Carnevale seeks to grow MassGOP
Even Charlie Baker welcome, she says
After months of silence from the previous chair of the state’s Republican party, newly elected MassGOP Chairwoman Amy Carnevale took the airwaves this weekend where she touted her goal to grow the party.
“We’re a small enough party that I say we welcome anybody who wants to attach that Republican label to their name, we’re less than 9%, so I say welcome to our party,” she said. “If you consider yourself a Republican, I consider you part of our party.”
Carnevale, fresh from a narrow election victory over embattled former Chairman Jim Lyons, joined WBZ’s Jon Keller for his weekly politics segment, where she struck a strikingly different tone from that of her predecessor by avoiding the so-called culture wars and focusing on ways to grow the party, put forward a fiscal message and participate in state politics.
“I notice you’re not mentioning cultural issues,” Keller pointed out.
According to the Chairwoman, that’s just not what voters, especially conservative voters, care about in the Bay State.
“We do need to have a fiscal message that resonates with voters,” she said. “Residents of the Commonwealth are facing huge pressures from inflation, regulatory burdens from the government in Massachusetts and federally, so I think that’s, frankly, the focus of a lot of voters in Massachusetts and that’s something that should be a focus of our party.”

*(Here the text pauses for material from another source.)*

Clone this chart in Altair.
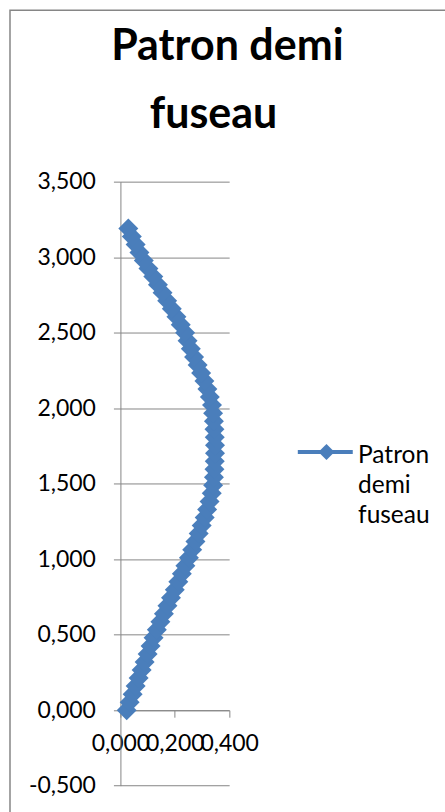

Lyons, despite attempting to lead the party in a deeply progressive state, focused on issues more in keeping with the pursuits of the national party, heavy on support for former President Donald Trump, loud with anti-abortion rhetoric and light on proposed solutions.
Former Republican Gov. Charlie Baker was often cited as the nation’s most popular state executive, but the party, under Lyons, was dissatisfied with his conservative bona fides, choosing to go into November’s election cycle without him or his input. Baker did not attend the party nominating convention and endorsed few candidates.
It didn’t work out well. Republicans now control no constitutional offices, lost the corner office, and hold fewer seats in the legislature.
Carnevale said she was a fan of both Trump and the twice-elected former governor.
“I am somebody who supported Donald Trump at the national level but I also strongly supported Charlie Baker here in Massachusetts,” she said.
“I think you can do both,” she continued.
According to Carnevale the party needs to move more toward the center if they want to win elections in the state and they need to pick people to run who are already doing work to make their communities better, not untested extremists.
“The Republicans need to reflect their constituency,” she said.